Dan Allen, an IT manager at Delta Children's Products in New York, feels the same way. With close to 20 years in the profession, he has no desire to be a CIO either.

"The IT management positions I pursue are almost all hands-on positions," Allen says. "Yes, you have to take advantage of the opportunities given to you, but I continue to work on my [technical] certifications because I want to be in an engineering position. The CIO role doesn't appeal to me. I discovered over the years that I prefer to be hands-on."

Jurenka and Allen aren't alone. In a Computerworld survey of 489 IT professionals conducted in August and September, 55% of the respondents said they don't aspire to a CIO post. In fact, only 32% of them said that they have set their caps for IT's top job. Politics, relatively low pay and a lack of prestige all register as deterrents.

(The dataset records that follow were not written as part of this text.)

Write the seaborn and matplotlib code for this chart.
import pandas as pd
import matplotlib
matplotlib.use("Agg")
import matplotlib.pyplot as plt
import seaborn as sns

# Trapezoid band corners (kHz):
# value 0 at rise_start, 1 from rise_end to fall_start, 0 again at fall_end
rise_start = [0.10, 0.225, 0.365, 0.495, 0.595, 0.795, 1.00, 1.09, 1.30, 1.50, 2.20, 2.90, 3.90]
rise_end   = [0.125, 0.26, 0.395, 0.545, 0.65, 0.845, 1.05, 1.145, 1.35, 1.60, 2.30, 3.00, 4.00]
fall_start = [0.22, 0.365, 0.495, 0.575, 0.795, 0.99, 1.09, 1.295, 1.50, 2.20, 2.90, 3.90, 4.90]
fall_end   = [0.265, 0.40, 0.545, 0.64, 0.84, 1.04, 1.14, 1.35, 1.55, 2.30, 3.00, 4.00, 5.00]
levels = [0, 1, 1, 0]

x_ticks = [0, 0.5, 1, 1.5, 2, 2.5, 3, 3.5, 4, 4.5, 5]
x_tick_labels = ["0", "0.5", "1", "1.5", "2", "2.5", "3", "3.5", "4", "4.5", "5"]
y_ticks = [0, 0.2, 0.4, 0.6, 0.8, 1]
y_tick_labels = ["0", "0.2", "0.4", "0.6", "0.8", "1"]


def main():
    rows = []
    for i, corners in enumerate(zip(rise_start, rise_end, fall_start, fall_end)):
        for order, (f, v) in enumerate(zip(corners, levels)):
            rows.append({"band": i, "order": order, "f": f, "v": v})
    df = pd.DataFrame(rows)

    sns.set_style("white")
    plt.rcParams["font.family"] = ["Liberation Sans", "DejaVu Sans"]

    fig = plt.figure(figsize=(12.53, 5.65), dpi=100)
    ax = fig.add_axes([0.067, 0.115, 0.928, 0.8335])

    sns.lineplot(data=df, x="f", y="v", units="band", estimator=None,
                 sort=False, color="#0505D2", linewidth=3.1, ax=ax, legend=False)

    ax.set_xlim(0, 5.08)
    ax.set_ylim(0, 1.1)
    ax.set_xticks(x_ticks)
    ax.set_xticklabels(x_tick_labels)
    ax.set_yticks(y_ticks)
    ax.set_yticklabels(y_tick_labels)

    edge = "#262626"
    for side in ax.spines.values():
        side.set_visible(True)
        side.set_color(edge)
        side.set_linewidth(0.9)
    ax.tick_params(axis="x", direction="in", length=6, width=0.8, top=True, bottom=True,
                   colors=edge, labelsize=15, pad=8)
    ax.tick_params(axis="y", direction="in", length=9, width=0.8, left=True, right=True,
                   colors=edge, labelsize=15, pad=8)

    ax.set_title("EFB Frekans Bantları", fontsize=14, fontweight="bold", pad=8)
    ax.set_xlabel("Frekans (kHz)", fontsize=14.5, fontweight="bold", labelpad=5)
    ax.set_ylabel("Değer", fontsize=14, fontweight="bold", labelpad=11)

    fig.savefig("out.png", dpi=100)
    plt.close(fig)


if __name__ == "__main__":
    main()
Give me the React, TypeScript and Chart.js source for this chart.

Yet there's another reason for this shift in career thinking. Technology professionals are being recruited to work in marketing, logistics and other functions outside of IT as technology becomes more deeply embedded in virtually every aspect of the business. That trend is expanding the IT career path horizontally. Rather than one career ladder with CIO at the top rung, there are increasingly multiple career bridges across organizations.

"The digital business wave is bound to reignite interest in information and technology and to lure people into different areas of the business as information and technology increase their direct impact on revenue, markets and customers," says Diane Morello, an analyst at Gartner. "Information and technology are lifeblood for companies: No single department owns them."